Following the collapse of the Buffalo Bills' Damar Hamlin on Monday Night Football, one nonprofit is urging parents to have their student-athletes screened for heart problems.
“If you have the opportunity to get your child screened, I mean, it’s just imperative,” Danielle Kelley, co-founder of Jump Start Your Heart, a nonprofit that screens student-athletes for heart problems and defects, told WAFB. “The physicals that are required by the High School Association are not, you know they don’t include the cardiovascular component is just basically a physical, so our screenings include the two diagnostic screenings of the electrocardiogram, or the EKG and the other diagnostic tests, the ultrasound of echocardiogram of the heart.”
Kelley and her husband, Dr. Steven Kelley, started Jump Start Your Heart to screen student-athletes for hypertrophic cardiomyopathy, or HCM.
“Hypertrophic cardiomyopathy is a genetic defect where the patient has an abnormally thick heart, and also these patients are prone to have rhythm problems, and so it’s the most common cause of sudden cardiac death in a student-athlete,” said Dr. Kelley.
Kelley said that student-athletes who are diagnosed with HCM may not be able to continue playing their sport.
“Diagnosis and there are a lot of things that must come into play. I mean, I do think it’s risky if you’re playing competitive sports with hypertrophic cardiomyopathy because you never know when the heart rate jumps out of rhythm and leads to certain cardiac death,” explained Dr.
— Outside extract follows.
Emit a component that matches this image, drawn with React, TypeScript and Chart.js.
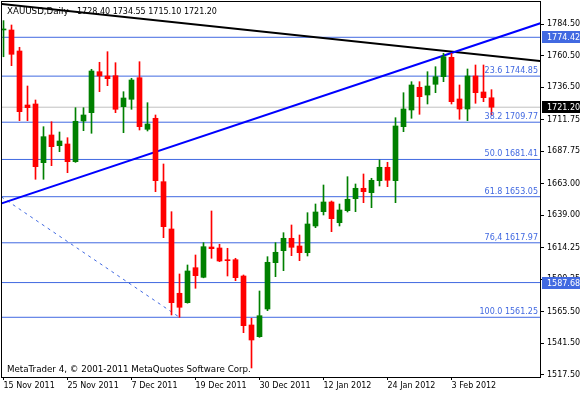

Kelley.
While doctors still do not know exactly what caused Hamlin's collapse, Dr. Kelley said that proper screening is imperative.
“If we’re going to have our students competing, let’s have the right equipment in place and the right protocols and the right personnel in place," said Dr. Kelley. "Just in case they’re very instance, the patient or anyone goes down because it truly time is the muscle in cardiology and the longer you go without the heart beating effectively you run the risk of permanent brain damage and all these different things."